The Trusted Steward
Guardian Of Resources and Long-Term Viability
What This Role Means for You
Your assessment indicates a primary expression of the StewardID Role.
You are naturally attuned to responsibility, sustainability, and long-term consequences. You notice when people, systems, or resources are being overextended—often before visible failure occurs. Where others focus on opportunity, urgency, or expansion, you instinctively track capacity, limits, and downstream impact.
This isn’t a preference you chose. It’s an intrinsic pattern that drives you.
When commitments multiply, or expectations outrun reality, you feel a pull to protect what matters and ensure that progress does not undermine continuity. Your contribution is stewardship that stabilizes—not by resisting growth, but by making it survivable.

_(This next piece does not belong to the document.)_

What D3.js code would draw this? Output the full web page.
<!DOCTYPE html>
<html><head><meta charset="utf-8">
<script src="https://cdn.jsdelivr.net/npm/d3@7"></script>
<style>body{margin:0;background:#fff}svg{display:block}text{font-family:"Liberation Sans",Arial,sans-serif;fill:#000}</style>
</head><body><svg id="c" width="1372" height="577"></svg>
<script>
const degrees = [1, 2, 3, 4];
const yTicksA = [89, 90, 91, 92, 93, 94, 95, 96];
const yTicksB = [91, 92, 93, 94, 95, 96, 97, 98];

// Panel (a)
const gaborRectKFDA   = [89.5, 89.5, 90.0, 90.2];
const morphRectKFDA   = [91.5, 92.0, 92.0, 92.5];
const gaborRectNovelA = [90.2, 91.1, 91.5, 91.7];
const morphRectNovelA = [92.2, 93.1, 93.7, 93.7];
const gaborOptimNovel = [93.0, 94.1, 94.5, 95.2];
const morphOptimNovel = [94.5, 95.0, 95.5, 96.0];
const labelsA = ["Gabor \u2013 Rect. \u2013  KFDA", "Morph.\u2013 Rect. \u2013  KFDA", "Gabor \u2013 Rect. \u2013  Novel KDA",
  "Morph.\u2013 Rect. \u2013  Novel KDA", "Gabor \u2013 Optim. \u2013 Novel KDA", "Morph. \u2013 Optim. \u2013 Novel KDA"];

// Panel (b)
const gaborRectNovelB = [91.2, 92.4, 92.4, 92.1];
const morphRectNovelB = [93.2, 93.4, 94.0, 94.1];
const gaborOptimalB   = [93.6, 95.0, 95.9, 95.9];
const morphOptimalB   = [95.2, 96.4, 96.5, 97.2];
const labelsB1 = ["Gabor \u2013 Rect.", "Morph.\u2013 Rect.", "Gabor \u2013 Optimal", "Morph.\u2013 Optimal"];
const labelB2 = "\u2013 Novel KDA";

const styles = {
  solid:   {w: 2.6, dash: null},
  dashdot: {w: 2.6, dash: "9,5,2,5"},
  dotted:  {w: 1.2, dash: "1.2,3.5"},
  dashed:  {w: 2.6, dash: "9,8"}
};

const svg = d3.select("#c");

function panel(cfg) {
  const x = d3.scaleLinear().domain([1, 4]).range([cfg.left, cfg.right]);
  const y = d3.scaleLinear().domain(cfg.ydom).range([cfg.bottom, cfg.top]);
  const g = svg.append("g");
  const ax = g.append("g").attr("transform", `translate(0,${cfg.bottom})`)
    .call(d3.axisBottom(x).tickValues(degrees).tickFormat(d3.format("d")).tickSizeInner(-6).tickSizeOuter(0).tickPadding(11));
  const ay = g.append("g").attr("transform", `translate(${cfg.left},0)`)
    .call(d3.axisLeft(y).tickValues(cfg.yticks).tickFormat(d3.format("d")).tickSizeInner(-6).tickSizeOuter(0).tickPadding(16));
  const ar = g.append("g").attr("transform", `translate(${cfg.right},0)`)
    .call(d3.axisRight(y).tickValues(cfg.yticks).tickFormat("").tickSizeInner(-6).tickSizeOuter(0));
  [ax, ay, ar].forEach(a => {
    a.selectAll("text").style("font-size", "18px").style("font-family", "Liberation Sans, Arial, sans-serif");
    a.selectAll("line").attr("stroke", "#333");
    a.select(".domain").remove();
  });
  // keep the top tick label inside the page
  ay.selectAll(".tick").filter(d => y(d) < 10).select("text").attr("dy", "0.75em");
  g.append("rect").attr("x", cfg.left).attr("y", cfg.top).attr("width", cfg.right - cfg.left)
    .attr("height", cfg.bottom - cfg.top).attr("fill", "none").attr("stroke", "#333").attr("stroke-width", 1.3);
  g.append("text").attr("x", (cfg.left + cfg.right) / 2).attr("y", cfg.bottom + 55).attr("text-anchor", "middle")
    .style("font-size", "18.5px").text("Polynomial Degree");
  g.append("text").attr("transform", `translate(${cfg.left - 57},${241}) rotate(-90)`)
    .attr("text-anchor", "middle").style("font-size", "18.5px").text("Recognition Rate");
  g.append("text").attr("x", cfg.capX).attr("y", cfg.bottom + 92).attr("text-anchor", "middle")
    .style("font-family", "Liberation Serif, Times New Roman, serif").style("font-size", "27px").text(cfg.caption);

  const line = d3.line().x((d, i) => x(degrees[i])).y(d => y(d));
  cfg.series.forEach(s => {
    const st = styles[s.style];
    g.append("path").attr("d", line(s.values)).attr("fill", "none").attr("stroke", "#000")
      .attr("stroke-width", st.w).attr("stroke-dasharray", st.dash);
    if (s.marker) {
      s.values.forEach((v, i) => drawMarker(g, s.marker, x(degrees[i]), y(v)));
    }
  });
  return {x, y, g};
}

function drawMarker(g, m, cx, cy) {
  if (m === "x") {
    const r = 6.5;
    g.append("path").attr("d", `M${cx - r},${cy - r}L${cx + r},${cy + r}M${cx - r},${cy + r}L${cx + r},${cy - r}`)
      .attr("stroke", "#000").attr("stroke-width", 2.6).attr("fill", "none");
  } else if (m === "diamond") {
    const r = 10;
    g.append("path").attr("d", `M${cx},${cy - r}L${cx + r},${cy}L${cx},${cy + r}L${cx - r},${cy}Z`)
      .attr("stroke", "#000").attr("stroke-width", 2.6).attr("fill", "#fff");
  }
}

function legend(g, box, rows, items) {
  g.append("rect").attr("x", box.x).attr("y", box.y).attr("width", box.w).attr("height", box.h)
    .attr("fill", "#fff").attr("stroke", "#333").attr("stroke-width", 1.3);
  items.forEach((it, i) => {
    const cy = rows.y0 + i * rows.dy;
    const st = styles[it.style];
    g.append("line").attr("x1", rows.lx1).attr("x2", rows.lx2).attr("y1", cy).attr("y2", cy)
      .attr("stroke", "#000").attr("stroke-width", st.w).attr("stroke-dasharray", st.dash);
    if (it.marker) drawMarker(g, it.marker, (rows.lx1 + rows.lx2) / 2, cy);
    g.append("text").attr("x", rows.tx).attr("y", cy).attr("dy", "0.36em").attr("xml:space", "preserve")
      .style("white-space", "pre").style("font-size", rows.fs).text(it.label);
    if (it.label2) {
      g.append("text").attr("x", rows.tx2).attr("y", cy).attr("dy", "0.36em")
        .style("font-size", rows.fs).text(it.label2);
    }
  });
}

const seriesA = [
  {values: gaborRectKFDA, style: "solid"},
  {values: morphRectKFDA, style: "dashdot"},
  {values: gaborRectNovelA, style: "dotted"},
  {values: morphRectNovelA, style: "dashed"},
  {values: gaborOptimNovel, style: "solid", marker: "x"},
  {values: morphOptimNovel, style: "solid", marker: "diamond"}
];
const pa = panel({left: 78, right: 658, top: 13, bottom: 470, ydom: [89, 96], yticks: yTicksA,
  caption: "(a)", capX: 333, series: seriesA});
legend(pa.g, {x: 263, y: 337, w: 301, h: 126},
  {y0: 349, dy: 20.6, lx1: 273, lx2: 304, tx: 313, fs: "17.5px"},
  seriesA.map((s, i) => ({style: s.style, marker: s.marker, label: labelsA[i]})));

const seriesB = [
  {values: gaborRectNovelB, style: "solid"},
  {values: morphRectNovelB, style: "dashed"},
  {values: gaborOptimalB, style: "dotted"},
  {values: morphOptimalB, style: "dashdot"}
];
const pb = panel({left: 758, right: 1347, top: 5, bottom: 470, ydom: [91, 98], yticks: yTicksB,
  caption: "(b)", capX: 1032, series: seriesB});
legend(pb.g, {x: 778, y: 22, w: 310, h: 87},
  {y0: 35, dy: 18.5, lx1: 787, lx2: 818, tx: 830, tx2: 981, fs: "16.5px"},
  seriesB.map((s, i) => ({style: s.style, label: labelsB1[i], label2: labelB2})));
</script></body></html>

Alternative Names (resource care, sustainability, long-term return on investment):
ROI Guardian
Risk and Continuity Manager
Long-Term Value Protector
How This Is Likely Showing Up
In your current work or leadership context, your StewardID role likely shows up as:
Raising concerns about sustainability when others push for speed.
Protecting budgets, bandwidth, or standards others take for granted.

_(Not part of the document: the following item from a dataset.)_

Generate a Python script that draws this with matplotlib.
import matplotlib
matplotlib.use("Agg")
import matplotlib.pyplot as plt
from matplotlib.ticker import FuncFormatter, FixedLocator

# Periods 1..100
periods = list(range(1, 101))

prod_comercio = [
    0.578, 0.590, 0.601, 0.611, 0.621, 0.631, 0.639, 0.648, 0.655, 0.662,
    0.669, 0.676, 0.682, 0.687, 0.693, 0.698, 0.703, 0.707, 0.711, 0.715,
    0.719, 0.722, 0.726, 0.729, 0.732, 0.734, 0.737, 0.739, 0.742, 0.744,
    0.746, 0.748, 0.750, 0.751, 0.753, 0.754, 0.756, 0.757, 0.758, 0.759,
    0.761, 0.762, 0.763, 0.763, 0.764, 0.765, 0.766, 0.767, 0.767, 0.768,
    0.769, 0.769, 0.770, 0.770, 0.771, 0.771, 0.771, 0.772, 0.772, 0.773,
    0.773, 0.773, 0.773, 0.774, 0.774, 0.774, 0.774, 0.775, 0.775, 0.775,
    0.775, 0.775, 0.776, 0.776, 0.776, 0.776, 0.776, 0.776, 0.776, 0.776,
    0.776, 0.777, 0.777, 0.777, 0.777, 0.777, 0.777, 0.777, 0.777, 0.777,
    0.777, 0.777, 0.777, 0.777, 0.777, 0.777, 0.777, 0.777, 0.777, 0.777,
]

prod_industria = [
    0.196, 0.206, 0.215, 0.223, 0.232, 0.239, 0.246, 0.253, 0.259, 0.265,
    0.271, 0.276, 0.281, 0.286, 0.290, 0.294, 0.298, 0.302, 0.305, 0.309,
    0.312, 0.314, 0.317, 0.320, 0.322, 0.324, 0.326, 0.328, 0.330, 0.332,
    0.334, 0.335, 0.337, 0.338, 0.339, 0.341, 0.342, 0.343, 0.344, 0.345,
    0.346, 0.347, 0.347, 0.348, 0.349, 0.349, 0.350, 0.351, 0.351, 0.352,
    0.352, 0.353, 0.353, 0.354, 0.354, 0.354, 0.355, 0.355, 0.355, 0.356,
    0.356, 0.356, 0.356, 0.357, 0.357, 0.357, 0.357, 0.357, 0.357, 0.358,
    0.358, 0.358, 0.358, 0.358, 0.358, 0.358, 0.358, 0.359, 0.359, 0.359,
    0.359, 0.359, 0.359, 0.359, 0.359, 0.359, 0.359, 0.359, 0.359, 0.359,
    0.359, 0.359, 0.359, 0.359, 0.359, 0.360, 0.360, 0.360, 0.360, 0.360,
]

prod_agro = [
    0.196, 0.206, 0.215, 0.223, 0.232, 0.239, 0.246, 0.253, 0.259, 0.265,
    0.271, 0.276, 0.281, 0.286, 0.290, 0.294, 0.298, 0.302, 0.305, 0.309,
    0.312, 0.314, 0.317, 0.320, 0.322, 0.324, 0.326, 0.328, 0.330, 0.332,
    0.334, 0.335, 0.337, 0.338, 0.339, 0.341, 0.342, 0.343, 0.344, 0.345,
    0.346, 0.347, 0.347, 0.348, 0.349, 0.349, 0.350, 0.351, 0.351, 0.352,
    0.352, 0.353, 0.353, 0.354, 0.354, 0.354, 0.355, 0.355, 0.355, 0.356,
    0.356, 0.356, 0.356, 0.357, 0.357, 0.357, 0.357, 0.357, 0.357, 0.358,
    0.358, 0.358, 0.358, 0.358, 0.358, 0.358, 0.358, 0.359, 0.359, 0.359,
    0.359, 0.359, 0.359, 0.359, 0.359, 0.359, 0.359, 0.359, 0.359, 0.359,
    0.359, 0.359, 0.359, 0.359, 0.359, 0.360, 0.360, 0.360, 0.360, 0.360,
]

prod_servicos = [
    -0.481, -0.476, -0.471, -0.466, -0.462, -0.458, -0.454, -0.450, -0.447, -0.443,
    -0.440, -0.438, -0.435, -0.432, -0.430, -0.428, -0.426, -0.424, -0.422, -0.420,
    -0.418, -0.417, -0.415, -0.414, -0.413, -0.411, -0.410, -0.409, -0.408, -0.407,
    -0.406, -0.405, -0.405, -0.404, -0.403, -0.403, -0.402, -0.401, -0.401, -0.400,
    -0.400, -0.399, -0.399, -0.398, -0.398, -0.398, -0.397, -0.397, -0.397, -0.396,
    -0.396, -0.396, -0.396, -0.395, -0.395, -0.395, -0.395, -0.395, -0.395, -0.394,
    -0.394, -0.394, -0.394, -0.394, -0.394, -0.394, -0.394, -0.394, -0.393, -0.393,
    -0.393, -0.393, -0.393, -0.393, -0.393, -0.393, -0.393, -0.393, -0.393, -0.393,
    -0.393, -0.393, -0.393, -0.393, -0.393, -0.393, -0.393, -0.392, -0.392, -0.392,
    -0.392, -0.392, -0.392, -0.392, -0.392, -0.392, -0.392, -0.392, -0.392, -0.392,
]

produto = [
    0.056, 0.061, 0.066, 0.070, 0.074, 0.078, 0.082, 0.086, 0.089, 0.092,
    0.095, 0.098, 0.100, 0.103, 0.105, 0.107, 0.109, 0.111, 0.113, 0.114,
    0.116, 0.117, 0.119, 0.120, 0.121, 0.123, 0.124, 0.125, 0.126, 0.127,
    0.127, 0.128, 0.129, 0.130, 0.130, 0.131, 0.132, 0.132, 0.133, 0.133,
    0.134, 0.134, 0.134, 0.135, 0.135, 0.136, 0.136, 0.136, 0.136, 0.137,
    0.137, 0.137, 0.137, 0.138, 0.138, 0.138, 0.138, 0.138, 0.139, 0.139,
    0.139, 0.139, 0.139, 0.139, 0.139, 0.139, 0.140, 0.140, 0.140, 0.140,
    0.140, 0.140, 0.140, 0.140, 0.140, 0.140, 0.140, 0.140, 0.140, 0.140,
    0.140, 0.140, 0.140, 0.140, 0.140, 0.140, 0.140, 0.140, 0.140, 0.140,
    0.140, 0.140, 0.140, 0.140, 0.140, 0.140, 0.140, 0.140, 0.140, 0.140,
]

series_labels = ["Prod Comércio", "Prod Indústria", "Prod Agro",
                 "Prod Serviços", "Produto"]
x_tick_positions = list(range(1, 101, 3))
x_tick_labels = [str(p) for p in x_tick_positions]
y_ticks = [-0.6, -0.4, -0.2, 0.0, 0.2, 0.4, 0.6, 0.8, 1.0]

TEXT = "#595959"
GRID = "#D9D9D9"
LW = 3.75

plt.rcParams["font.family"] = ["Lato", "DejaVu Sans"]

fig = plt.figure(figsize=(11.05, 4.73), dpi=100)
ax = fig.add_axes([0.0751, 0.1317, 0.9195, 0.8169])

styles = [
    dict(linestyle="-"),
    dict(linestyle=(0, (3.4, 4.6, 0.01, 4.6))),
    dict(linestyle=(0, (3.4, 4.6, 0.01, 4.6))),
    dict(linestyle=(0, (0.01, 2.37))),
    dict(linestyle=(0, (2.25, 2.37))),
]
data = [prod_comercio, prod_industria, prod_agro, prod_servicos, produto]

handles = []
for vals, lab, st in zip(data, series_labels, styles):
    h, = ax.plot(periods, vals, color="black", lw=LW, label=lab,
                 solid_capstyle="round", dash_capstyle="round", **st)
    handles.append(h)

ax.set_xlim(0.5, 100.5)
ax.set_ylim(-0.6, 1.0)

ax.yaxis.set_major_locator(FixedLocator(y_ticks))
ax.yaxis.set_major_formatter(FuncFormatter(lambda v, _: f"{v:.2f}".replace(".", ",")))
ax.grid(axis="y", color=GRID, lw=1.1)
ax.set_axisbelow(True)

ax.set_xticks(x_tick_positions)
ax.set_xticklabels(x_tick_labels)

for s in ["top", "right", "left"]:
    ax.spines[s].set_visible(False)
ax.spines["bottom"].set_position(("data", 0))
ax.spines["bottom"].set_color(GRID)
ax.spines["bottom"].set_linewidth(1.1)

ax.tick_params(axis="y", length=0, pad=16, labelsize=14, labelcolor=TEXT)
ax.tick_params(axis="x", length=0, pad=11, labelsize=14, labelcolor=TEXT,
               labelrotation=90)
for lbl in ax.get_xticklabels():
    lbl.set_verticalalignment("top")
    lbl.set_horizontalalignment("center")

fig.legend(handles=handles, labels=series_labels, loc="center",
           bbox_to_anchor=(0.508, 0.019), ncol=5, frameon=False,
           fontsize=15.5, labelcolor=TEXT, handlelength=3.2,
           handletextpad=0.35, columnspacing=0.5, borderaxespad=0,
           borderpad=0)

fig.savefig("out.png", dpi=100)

Feeling tension when enthusiasm exceeds capacity or discipline.
Entrusted with a versatile set of responsibilities that others avoid or underestimate.

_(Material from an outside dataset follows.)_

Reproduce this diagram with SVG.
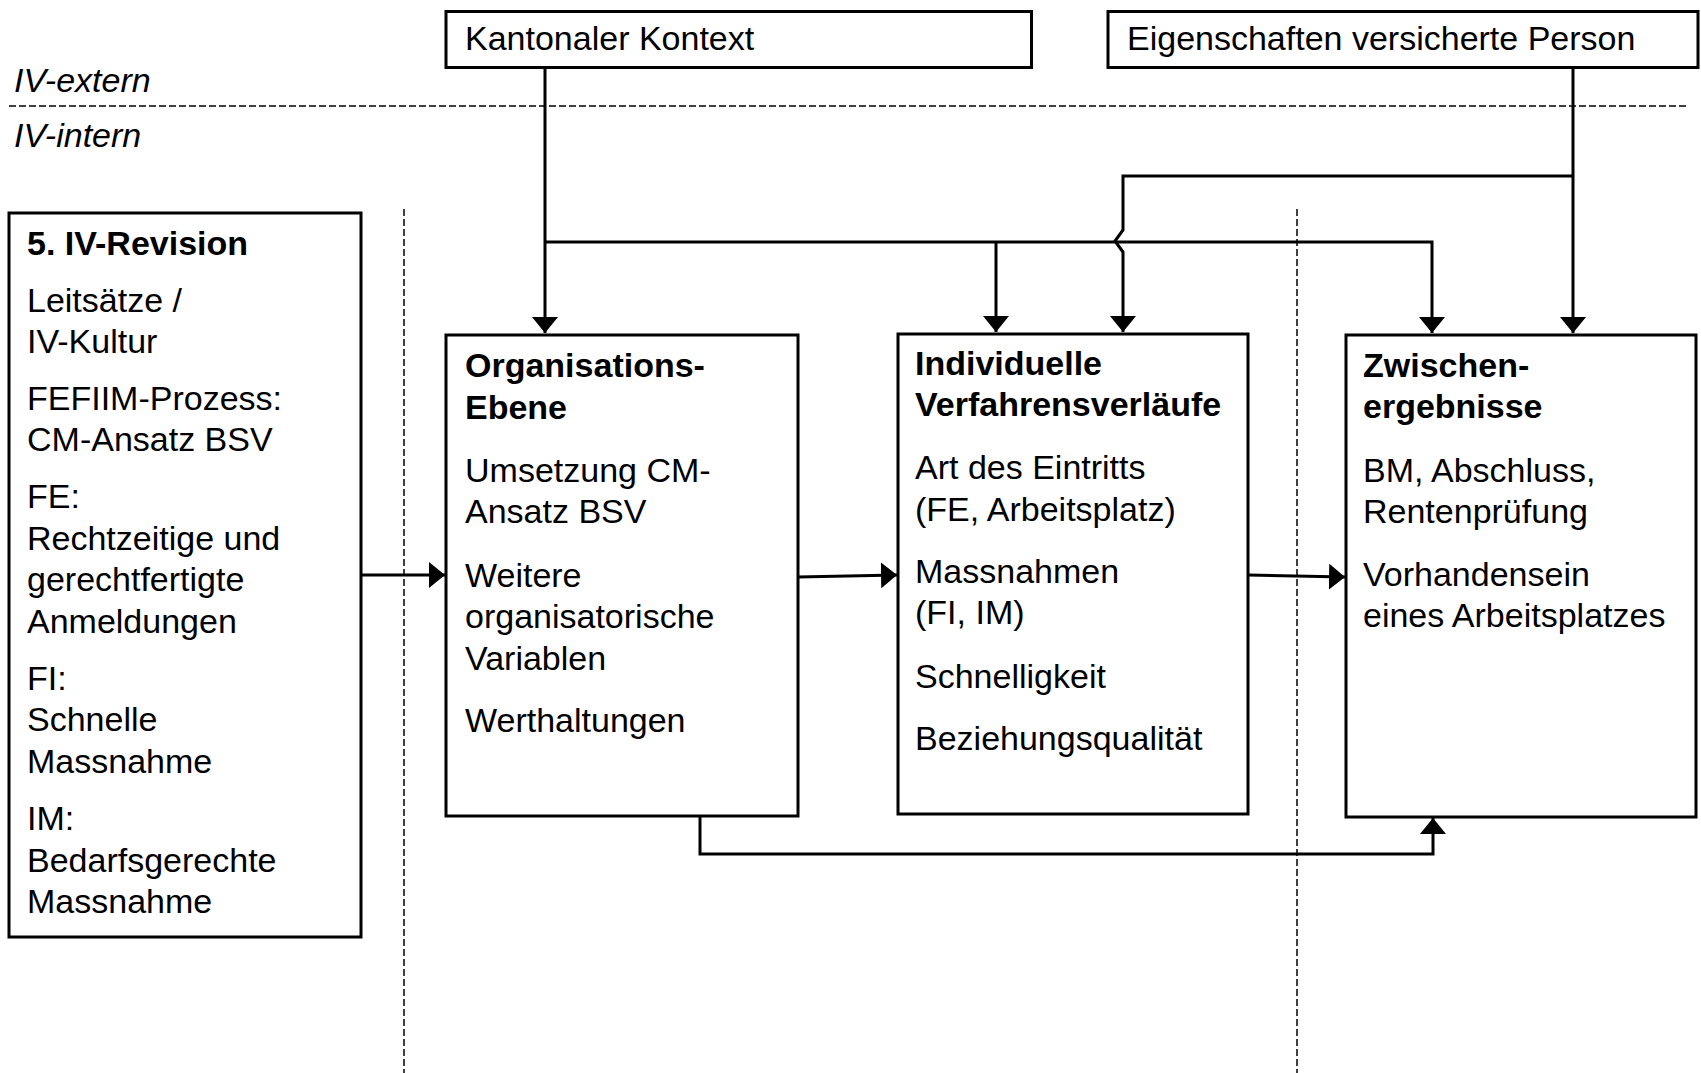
<svg xmlns="http://www.w3.org/2000/svg" width="1701" height="1073" viewBox="0 0 1701 1073">
<style>
text{font-family:"Liberation Sans",Arial,sans-serif;font-size:34px;fill:#000}
.b{font-weight:bold}
.i{font-style:italic}
.box{fill:#fff;stroke:#000;stroke-width:3}
.con{fill:none;stroke:#000;stroke-width:3}
.dash{fill:none;stroke:#000;stroke-width:1.5;stroke-dasharray:7 3}
</style>
<defs>
<marker id="arr" viewBox="0 0 16 26" refX="16" refY="13" markerWidth="16" markerHeight="26" markerUnits="userSpaceOnUse" orient="auto">
<path d="M0,0 L16,13 L0,26 z" fill="#000"/>
</marker>
</defs>
<rect width="1701" height="1073" fill="#fff"/>
<g id="guides">
<path class="dash" d="M9,106 H1687"/>
<path class="dash" d="M404,209 V1073"/>
<path class="dash" d="M1297,209 V1073"/>
<text class="i" x="14" y="92">IV-extern</text>
<text class="i" x="14" y="147">IV-intern</text>
</g>
<g id="connectors">
<path class="con" d="M545,67.5 V333" marker-end="url(#arr)"/>
<path class="con" d="M545,242 H1432 V333" marker-end="url(#arr)"/>
<path class="con" d="M996,242 V332" marker-end="url(#arr)"/>
<path class="con" d="M1573,67.5 V333" marker-end="url(#arr)"/>
<path class="con" d="M1573,176 H1123 V230 L1115,241 L1123,252 V332" marker-end="url(#arr)"/>
<path class="con" d="M361,575 H445" marker-end="url(#arr)"/>
<path class="con" d="M798,577 L897,575" marker-end="url(#arr)"/>
<path class="con" d="M1248,575 L1345,577" marker-end="url(#arr)"/>
<path class="con" d="M700,816 V854 H1433 V818" marker-end="url(#arr)"/>
</g>
<g id="kantonal">
<rect class="box" x="446" y="11.5" width="585.5" height="56"/>
<text x="465" y="50">Kantonaler Kontext</text>
</g>
<g id="eigenschaften">
<rect class="box" x="1108" y="11.5" width="590" height="56"/>
<text x="1127" y="50">Eigenschaften versicherte Person</text>
</g>
<g id="revision">
<rect class="box" x="9" y="213" width="352" height="724"/>
<text class="b" x="27" y="255">5. IV-Revision</text>
<text x="27" y="312">Leitsätze /</text>
<text x="27" y="353">IV-Kultur</text>
<text x="27" y="410">FEFIIM-Prozess:</text>
<text x="27" y="451">CM-Ansatz BSV</text>
<text x="27" y="508">FE:</text>
<text x="27" y="550">Rechtzeitige und</text>
<text x="27" y="591">gerechtfertigte</text>
<text x="27" y="633">Anmeldungen</text>
<text x="27" y="690">FI:</text>
<text x="27" y="731">Schnelle</text>
<text x="27" y="773">Massnahme</text>
<text x="27" y="830">IM:</text>
<text x="27" y="872">Bedarfsgerechte</text>
<text x="27" y="913">Massnahme</text>
</g>
<g id="organisation">
<rect class="box" x="446" y="335" width="352" height="481"/>
<text class="b" x="465" y="377">Organisations-</text>
<text class="b" x="465" y="419">Ebene</text>
<text x="465" y="482">Umsetzung CM-</text>
<text x="465" y="523">Ansatz BSV</text>
<text x="465" y="587">Weitere</text>
<text x="465" y="628">organisatorische</text>
<text x="465" y="670">Variablen</text>
<text x="465" y="732">Werthaltungen</text>
</g>
<g id="verfahren">
<rect class="box" x="898" y="334" width="350" height="480"/>
<text class="b" x="915" y="375">Individuelle</text>
<text class="b" x="915" y="416">Verfahrensverläufe</text>
<text x="915" y="479">Art des Eintritts</text>
<text x="915" y="521">(FE, Arbeitsplatz)</text>
<text x="915" y="583">Massnahmen</text>
<text x="915" y="624">(FI, IM)</text>
<text x="915" y="688">Schnelligkeit</text>
<text x="915" y="750">Beziehungsqualität</text>
</g>
<g id="zwischen">
<rect class="box" x="1346" y="335" width="350" height="482"/>
<text class="b" x="1363" y="377">Zwischen-</text>
<text class="b" x="1363" y="418">ergebnisse</text>
<text x="1363" y="482">BM, Abschluss,</text>
<text x="1363" y="523">Rentenprüfung</text>
<text x="1363" y="586">Vorhandensein</text>
<text x="1363" y="627">eines Arbeitsplatzes</text>
</g>
</svg>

People may not always name it directly, but many rely on you to prevent breakdown—financially, operationally, or relationally.
That makes you dependable.
It can also make you feel like the one slowing things down to ensure accountability and security. Both can be true at once.
Where This Role Is Working for you
When optimally engaged, your StewardID role:
Prevents burnout, waste, and overextension.
Builds trust through reliability and follow-through.
Creates stability during growth, change, or uncertainty.
Ensures that success can be sustained beyond a single win.
You are often most valuable when others are accelerating—because of your versatility and your ability to protect what must endure for progress to last.
Where This Role May Be Costing You
The same instincts that preserve systems can quietly constrain them.
Typical tradeoffs include:
Over-caution – slowing decisions due to fear of depletion or loss.
Control via resources – using access, approvals, or budgets to manage people.
Under-investment – protecting so tightly that growth or innovation stalls.
Carrying the load alone – assuming responsibility that others could share.
If left unchecked, you may begin to feel unseen, overly burdened, or quietly resentful that others don’t recognize the risks you are managing.
A Key Insight for You
Your role is to preserve sustainability—not to eliminate risk.
When stewardship becomes fear-driven, it shifts from care into constraint. Mature stewardship distinguishes between what must be protected and what can be responsibly invested.
Protection without release leads to stagnation.
Release without protection leads to collapse.
Your effectiveness lies in discerning the difference.
One Practical Adjustment to Try
Over the next 40 days, experiment with making stewardship explicit instead of implicit.
Before limiting or delaying action:
Name the specific risk you are managing.
Clarify the tradeoff, not just the restriction.
Invite others into shared responsibility for sustainability.
Allow one bounded experiment rather than a permanent no.
You’ll still be careful—but your care will enable movement rather than quietly constraining it.
Watch for Overuse Signals
You may be overusing the StewardID role if you notice:
Feeling like the only one responsible for long-term outcomes.
Saying “no” without articulating the underlying concern.
Withholding resources instead of designing guardrails.
Fatigue from carrying invisible responsibility alone.
These are cues to shift roles, at least temporarily, without abandoning your strengths.
Development Focus
Your growth edge is not tighter control of resources—it is transparent, shared stewardship.
As you continue developing this role:
Explain what you are protecting and why.
Fund growth selectively rather than defensively.
Teach others how to steward resources alongside you.
Your influence increases when stewardship becomes a collective discipline.
Final Note
Every system needs someone who ensures it can survive its own ambition.
Your task is not to loosen your standards or suppress caution. It is to steward in a way that enables responsible progress. When you do, your presence doesn’t just prevent failure.
It builds trust, durability, and lasting success.